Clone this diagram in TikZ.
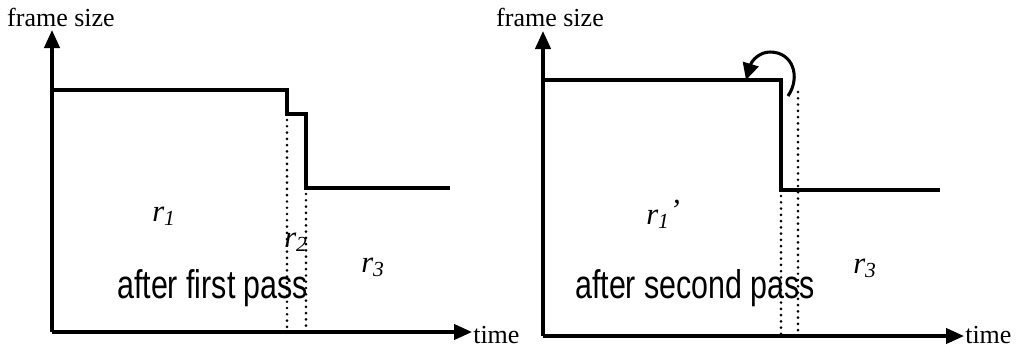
\documentclass[tikz,border=0pt]{standalone}
\usepackage{fontspec}
\setmainfont{Liberation Serif}
\newfontfamily\narrowsans[FakeStretch=0.76]{Liberation Sans}
\usetikzlibrary{arrows.meta}
\tikzset{
  axis/.style={line width=2.4pt, -{Triangle[length=13.5pt,width=11.5pt]}},
  stair/.style={line width=2.4pt, line join=miter},
  dots/.style={line width=2.2pt, line cap=round, dash pattern=on 0pt off 4.7pt},
  serif/.style={inner sep=0pt, font=\fontsize{19.5}{22}\selectfont},
  reg/.style={inner sep=0pt, anchor=base west, font=\fontsize{23}{26}\selectfont\itshape},
  pass/.style={inner sep=0pt, anchor=base west, font=\narrowsans\fontsize{30}{33}\selectfont},
  curvearrow/.style={line width=2.3pt, -{Triangle[length=12.5pt,width=12pt]}}
}
\begin{document}
\begin{tikzpicture}[x=0.75pt,y=-0.75pt]
\useasboundingbox (0,0) rectangle (1016,355);
% ---------- left plot ----------
\coordinate (LO) at (52,332);
\coordinate (LY) at (52,30);
\coordinate (LX) at (472,332);
\draw[axis] (LO) -- (LY);
\draw[axis] (LO) -- (LX);
\node[serif, anchor=base] (lfs) at (61,26) {frame size};
\node[serif, anchor=base west] (lt) at (473,343) {time};
\draw[stair] (52,90) -- (287,90) -- (287,114) -- (306,114) -- (306,188) -- (450,188);
\draw[dots] (287,120) -- (287,332);
\draw[dots] (306,194) -- (306,332);
\node[reg] (r1) at (152,221) {r\textsubscript{1}};
\node[reg] (r2) at (284,247) {r\textsubscript{2}};
\node[reg] (r3) at (361,272) {r\textsubscript{3}};
\node[pass] (p1) at (117,298) {after first pass};
% ---------- right plot ----------
\coordinate (RO) at (543,336);
\coordinate (RY) at (543,31);
\coordinate (RX) at (964,336);
\draw[axis] (RO) -- (RY);
\draw[axis] (RO) -- (RX);
\node[serif, anchor=base] (rfs) at (550,26) {frame size};
\node[serif, anchor=base west] (rt) at (965,343) {time};
\draw[stair] (543,80) -- (781,80) -- (781,190) -- (940,190);
\draw[dots] (781,196) -- (781,336);
\draw[dots] (798,92) -- (798,336);
\coordinate (cs) at (788,96);
\coordinate (ce) at (746,80);
\draw[curvearrow] (cs) .. controls (801,77) and (793,52) .. (770,52) .. controls (760,52) and (752,60) .. (ce);
\node[reg] (r1p) at (646,224) {r\textsubscript{1}\raisebox{0.12em}{’}};
\node[reg] (r3b) at (853,273) {r\textsubscript{3}};
\node[pass] (p2) at (575,298) {after second pass};
\end{tikzpicture}
\end{document}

▶ **Problem requirements**:
Give every line above again exactly, with no pictures.

▶ **Reply**:
Clone this diagram in TikZ.
\documentclass[tikz,border=0pt]{standalone}
\usepackage{fontspec}
\setmainfont{Liberation Serif}
\newfontfamily\narrowsans[FakeStretch=0.76]{Liberation Sans}
\usetikzlibrary{arrows.meta}
\tikzset{
  axis/.style={line width=2.4pt, -{Triangle[length=13.5pt,width=11.5pt]}},
  stair/.style={line width=2.4pt, line join=miter},
  dots/.style={line width=2.2pt, line cap=round, dash pattern=on 0pt off 4.7pt},
  serif/.style={inner sep=0pt, font=\fontsize{19.5}{22}\selectfont},
  reg/.style={inner sep=0pt, anchor=base west, font=\fontsize{23}{26}\selectfont\itshape},
  pass/.style={inner sep=0pt, anchor=base west, font=\narrowsans\fontsize{30}{33}\selectfont},
  curvearrow/.style={line width=2.3pt, -{Triangle[length=12.5pt,width=12pt]}}
}
\begin{document}
\begin{tikzpicture}[x=0.75pt,y=-0.75pt]
\useasboundingbox (0,0) rectangle (1016,355);
% ---------- left plot ----------
\coordinate (LO) at (52,332);
\coordinate (LY) at (52,30);
\coordinate (LX) at (472,332);
\draw[axis] (LO) -- (LY);
\draw[axis] (LO) -- (LX);
\node[serif, anchor=base] (lfs) at (61,26) {frame size};
\node[serif, anchor=base west] (lt) at (473,343) {time};
\draw[stair] (52,90) -- (287,90) -- (287,114) -- (306,114) -- (306,188) -- (450,188);
\draw[dots] (287,120) -- (287,332);
\draw[dots] (306,194) -- (306,332);
\node[reg] (r1) at (152,221) {r\textsubscript{1}};
\node[reg] (r2) at (284,247) {r\textsubscript{2}};
\node[reg] (r3) at (361,272) {r\textsubscript{3}};
\node[pass] (p1) at (117,298) {after first pass};
% ---------- right plot ----------
\coordinate (RO) at (543,336);
\coordinate (RY) at (543,31);
\coordinate (RX) at (964,336);
\draw[axis] (RO) -- (RY);
\draw[axis] (RO) -- (RX);
\node[serif, anchor=base] (rfs) at (550,26) {frame size};
\node[serif, anchor=base west] (rt) at (965,343) {time};
\draw[stair] (543,80) -- (781,80) -- (781,190) -- (940,190);
\draw[dots] (781,196) -- (781,336);
\draw[dots] (798,92) -- (798,336);
\coordinate (cs) at (788,96);
\coordinate (ce) at (746,80);
\draw[curvearrow] (cs) .. controls (801,77) and (793,52) .. (770,52) .. controls (760,52) and (752,60) .. (ce);
\node[reg] (r1p) at (646,224) {r\textsubscript{1}\raisebox{0.12em}{’}};
\node[reg] (r3b) at (853,273) {r\textsubscript{3}};
\node[pass] (p2) at (575,298) {after second pass};
\end{tikzpicture}
\end{document}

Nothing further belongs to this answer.